Summarise database characteristics • OmopSketch

Introduction

In this vignette, we explore how the OmopSketch function databaseCharacteristics() and shinyCharacteristics() can serve as a valuable tool for characterising databases containing electronic health records mapped to the OMOP Common Data Model.

Create a mock CDM

We begin by loading the necessary packages and creating a mock CDM using the R package omock:

library(dplyr)
#> 
#> Attaching package: 'dplyr'
#> The following objects are masked from 'package:stats':
#> 
#>     filter, lag
#> The following objects are masked from 'package:base':
#> 
#>     intersect, setdiff, setequal, union
library(OmopSketch)
library(omock)

cdm <- mockCdmFromDataset(datasetName = "GiBleed", source = "duckdb")
#> ℹ Reading GiBleed tables.
#> ℹ Adding drug_strength table.
#> ℹ Creating local <cdm_reference> object.
#> ℹ Inserting <cdm_reference> into duckdb.

cdm
#> 
#> ── # OMOP CDM reference (duckdb) of GiBleed ────────────────────────────────────
#> • omop tables: care_site, cdm_source, concept, concept_ancestor, concept_class,
#> concept_relationship, concept_synonym, condition_era, condition_occurrence,
#> cost, death, device_exposure, domain, dose_era, drug_era, drug_exposure,
#> drug_strength, fact_relationship, location, measurement, metadata, note,
#> note_nlp, observation, observation_period, payer_plan_period, person,
#> procedure_occurrence, provider, relationship, source_to_concept_map, specimen,
#> visit_detail, visit_occurrence, vocabulary
#> • cohort tables: -
#> • achilles tables: -
#> • other tables: -

Database characteristics

Summarise Characteristics

The databaseCharacteristics() function provides a comprehensive overview of the Common Data Model (CDM). It returns a summarised result combining several characterisation components:

General database snapshot:
Generated using summariseOmopSnapshot(), this provides high-level metadata about the CDM, including size of person table, time span covered, source type, vocabulary version, etc.
Population characterisation:
Describes the demographics of population under observation, built using the CohortConstructor and CohortCharacteristics packages.
Person table characterisation:
Produced using summarisePerson(), this component summarises the content and missingness of the person table.
Observation period characterisation:
Produced using summariseObservationPeriod(), this component summarises the content and missingness of the observation period table.
Temporal trends — including changes in the number of records and subjects, median age, sex distribution, and total person-days — are then derived using summariseTrend().
Clinical tables characterisation:
Produced using summariseClinicalRecords(), this component summarises the content and missingness across all clinical tables.
Temporal trends in the number of records and subjects, median age, and sex distribution are also computed using summariseTrend().
Concept Counts: Optionally, concept-level summaries can be included by computing concept counts with summariseConceptIdCounts().

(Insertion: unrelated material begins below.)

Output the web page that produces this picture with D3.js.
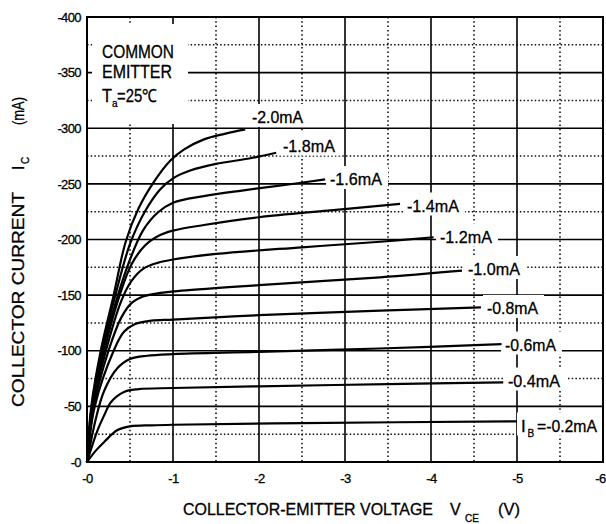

Together, these outputs provide a holistic view of the CDM’s structure, data completeness, and temporal behaviour — supporting both data quality assessment and study feasibility evaluation.

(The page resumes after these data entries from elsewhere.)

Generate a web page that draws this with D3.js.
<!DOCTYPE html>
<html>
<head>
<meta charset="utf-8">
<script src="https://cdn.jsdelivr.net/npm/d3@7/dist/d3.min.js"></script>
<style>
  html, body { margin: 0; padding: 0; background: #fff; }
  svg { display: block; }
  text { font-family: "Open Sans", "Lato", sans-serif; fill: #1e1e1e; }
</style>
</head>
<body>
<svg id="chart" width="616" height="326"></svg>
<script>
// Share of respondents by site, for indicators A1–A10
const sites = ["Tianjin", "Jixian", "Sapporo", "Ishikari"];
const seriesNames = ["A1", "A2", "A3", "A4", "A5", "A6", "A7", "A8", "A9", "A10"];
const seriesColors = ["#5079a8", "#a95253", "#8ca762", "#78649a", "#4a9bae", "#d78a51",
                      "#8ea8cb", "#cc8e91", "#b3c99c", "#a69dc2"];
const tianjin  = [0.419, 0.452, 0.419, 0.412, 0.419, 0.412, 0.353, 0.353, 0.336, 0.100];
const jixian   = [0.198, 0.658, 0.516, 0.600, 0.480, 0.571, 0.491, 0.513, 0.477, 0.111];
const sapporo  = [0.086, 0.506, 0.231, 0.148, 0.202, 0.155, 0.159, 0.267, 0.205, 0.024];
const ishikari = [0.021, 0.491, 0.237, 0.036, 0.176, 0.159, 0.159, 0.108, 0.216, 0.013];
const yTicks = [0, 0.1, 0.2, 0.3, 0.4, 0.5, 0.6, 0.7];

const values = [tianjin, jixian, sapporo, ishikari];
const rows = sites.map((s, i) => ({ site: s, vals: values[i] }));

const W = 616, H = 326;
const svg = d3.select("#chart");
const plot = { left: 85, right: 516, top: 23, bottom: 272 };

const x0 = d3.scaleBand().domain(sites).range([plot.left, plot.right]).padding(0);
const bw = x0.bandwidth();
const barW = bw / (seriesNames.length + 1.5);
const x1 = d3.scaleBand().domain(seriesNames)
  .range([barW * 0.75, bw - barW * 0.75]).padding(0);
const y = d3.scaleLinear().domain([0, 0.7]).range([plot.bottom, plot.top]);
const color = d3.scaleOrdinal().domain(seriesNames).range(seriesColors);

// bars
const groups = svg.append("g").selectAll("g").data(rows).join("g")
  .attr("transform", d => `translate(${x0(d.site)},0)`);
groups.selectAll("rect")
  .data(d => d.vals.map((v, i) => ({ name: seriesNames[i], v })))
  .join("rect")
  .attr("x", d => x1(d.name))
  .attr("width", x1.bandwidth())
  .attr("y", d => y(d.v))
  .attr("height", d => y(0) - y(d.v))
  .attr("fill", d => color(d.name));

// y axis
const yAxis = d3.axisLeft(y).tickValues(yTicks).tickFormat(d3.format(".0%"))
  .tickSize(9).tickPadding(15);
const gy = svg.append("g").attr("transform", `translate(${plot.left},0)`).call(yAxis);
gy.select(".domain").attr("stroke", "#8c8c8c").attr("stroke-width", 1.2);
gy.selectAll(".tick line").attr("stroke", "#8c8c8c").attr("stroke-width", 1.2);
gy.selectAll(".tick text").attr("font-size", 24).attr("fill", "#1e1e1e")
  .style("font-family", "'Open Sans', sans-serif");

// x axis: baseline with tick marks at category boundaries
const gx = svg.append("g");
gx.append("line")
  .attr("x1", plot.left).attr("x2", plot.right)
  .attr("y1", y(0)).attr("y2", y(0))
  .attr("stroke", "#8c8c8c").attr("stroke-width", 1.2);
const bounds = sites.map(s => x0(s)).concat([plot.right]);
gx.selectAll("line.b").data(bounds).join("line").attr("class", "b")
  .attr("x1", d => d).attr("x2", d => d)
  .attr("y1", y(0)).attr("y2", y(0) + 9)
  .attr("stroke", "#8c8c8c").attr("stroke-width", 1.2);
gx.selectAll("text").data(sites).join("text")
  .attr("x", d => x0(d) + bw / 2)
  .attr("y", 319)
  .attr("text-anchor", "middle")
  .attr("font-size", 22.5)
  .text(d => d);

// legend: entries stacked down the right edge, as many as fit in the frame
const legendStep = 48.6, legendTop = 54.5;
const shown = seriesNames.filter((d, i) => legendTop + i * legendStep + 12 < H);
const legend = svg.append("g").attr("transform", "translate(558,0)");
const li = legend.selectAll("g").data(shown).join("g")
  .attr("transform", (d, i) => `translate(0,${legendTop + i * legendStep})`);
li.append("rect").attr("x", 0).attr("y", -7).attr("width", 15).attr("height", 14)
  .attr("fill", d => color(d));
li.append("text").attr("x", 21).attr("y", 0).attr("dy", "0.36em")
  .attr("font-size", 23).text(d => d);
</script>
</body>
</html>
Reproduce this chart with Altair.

result <- databaseCharacteristics(cdm = cdm)

Selecting tables to characterise

By default, the following OMOP tables are included in the characterisation: visit_occurrence, visit_detail, condition_occurrence, drug_exposure, procedure_occurrence, device_exposure, measurement, observation, death.

You can customise which tables to include in the analysis by specifying them with the omopTableName argument.

result <- databaseCharacteristics(
  cdm = cdm, 
  omopTableName = c("drug_exposure", "condition_occurrence")
)

Stratifying by Sex

To stratify the characterisation results by sex, set the sex argument to TRUE:

result <- databaseCharacteristics(
  cdm = cdm,
  omopTableName = c("drug_exposure", "condition_occurrence"),
  sex = TRUE
)

Stratifying by Age Group

You can choose to characterise the data stratifying by age group by creating a list defining the age groups you want to use.

result <- databaseCharacteristics(
  cdm = cdm,
  omopTableName = c("drug_exposure", "condition_occurrence"),
  ageGroup = list(c(0, 50), c(51, 100))
)

Filtering by date range and time interval

Use the dateRange argument to limit the analysis to a specific period. Combine it with the interval argument to stratify results by time. Valid values for interval include “overall” (default), “years”, “quarters”, and “months”:

result <- databaseCharacteristics(
  cdm = cdm,
  interval = "years",
  dateRange = as.Date(c("2010-01-01", "2018-12-31"))
)

Sample the CDM

You can use the sample argument to limit the characterisation to a subset of the CDM.
This can be useful for quickly exploring large datasets or focusing on a specific cohort already included in the CDM.

The sample argument accepts either:

An integer, to randomly sample a specified number of people from the person table in the CDM.
A string, corresponding to the name of a cohort within the CDM to use for characterisation.

result <- databaseCharacteristics(
  cdm = cdm,
  sample = 1000L
)

result <- databaseCharacteristics(
  cdm = cdm,
  sample = "my_cohort"
)

Including Concept Counts

To include concept counts in the characterisation, set conceptIdCounts = TRUE:

result <- databaseCharacteristics(
  cdm = cdm,
  conceptIdCounts = TRUE
)

Other arguments

It is possible to pass arguments from any of the underlying functions to databaseCharacteristics() in order to customise the output. For example, to stratify trends and concept counts by records observed in or out of observation, you can pass the argument inObservation = TRUE:

result <- databaseCharacteristics(
  cdm = cdm,
  conceptIdCounts = TRUE, 
  inObservation = TRUE
)

Visualise the characterisation results

To explore the characterisation results interactively, you can use the shinyCharacteristics() function. This function generates a Shiny application in the specified directory, allowing you to browse, filter, and visualise the results through an intuitive user interface.

shinyCharacteristics(result = result, directory = "path/to/your/shiny")

Customise the Shiny App

You can customise the title, logo, and theme of the Shiny app by setting the appropriate arguments:

title: The title displayed at the top of the app
logo: Path to a custom logo (must be in SVG format)
theme: One of the available OmopViewer themes.
background: A custom background panel for the Shiny app

shinyCharacteristics(
  result = result, 
  directory = "path/to/my/shiny",
  title = "Characterisation of my data",
  logo = "path/to/my/logo.svg",
  theme = "scarlet", 
  background = "path/to/my/background.md"
)

An example of the Shiny application generated by shinyCharacteristics() can be explored here, where the characterisation of several synthetic datasets is available.

Disconnect from CDM

Finally, disconnect from the mock CDM.

cdmDisconnect(cdm = cdm)